KIM STRASSEL: And you have to remember, I mean, globalization in a way is also encouraging companies to get rid of some of their worst things that drag us down. I mean the union debate that's been going on this last week is a perfect case in that you know, companies need flexible labor pool. They need not to have these very expensive pension and healthcare programs that they have. These are things that have been driven by unions. Capital markets are starting to place their bets on companies that are not weighed down by this and you see money going to Wal-Mart rather than to General Motors. It kind of continues that way and this is actually good for the economy as a whole.

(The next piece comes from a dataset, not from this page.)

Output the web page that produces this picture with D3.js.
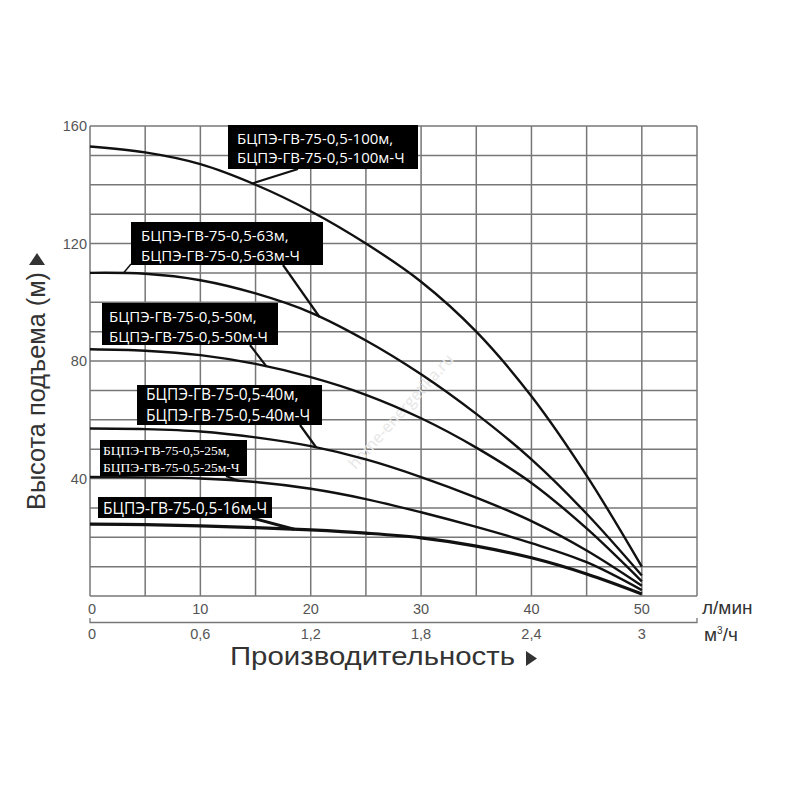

PAUL GIGOT: What about the argument, we've heard that there's been a study at the Federal Reserve Bank of Boston making the case that the five percent jobless rate is actually not as low, it's something of a mirage because what it hides is the fact that a lot of workers have just left the job market. They're not even looking any more.
BRET STEPHENS: Well, Alan Greenspan vigorously disputed that study and I would guess that he's probably right. It is true that our employment rate as opposed to our unemployment rate, that is the percentage of the adult population in the workforce, is a little lower than it was at the peak of the boom in the late 1990s. But the reasons for that aren't necessarily the reasons that this economist suggests, that people have just given up looking for jobs. A lot of women are deciding to stay home to raise children for example instead of entering the workforce. That's one very large factor. I think it's a fairly facile argument to say that the slightly lower employment figures suggest this kind of despair.
PAUL GIGOT: Alright, with this group of bulls here, are there any signs, any reason to think looking ahead that there are some risks out there to the continuation of this expansion, Steve?
STEVE MOORE: I think that Kim really hit on the biggest risk in this economy and that is terrorism. If we had another major terrorist incident that would have a very shocking impact on the market. But all of these other signs, and we haven't mentioned for example the investor class of Americans who are gaining dramatically because of the rebound in the stock market and the housing market. The principal asset that most Americans own is their home and guess what, in the last eight years homes have doubled in value which means Americans wealth has increased.
PAUL GIGOT: Let me just play a little bit of devil's advocate here and that is I put one risk on the table and that is the Federal Reserve. Because what I think is that they stayed so easy with their interest rates for so long that I think they allowed inflationary expectations to build up some and I think you're going to see that coursing through the economy. You're already seeing that inflation is going to go up from under two percent to probably three percent and I think they're going to have to raise interest rates a lot of higher than some people think they're going to have to do. We don't know what effect that will be. I'm not smart enough to know that, but I think it will have some effect.
BRET STEPHENS: There's one other important risk which is the risk of the political class to the health of the economy. Just this week the Central American Free Trade Act passed by essentially one vote in the Congress and there is a protectionist sentiment, if that gets out of hand we're going to have trouble ahead.
PAUL GIGOT: Policy mistakes are always a huge risk. Thanks Bret. Thank you all.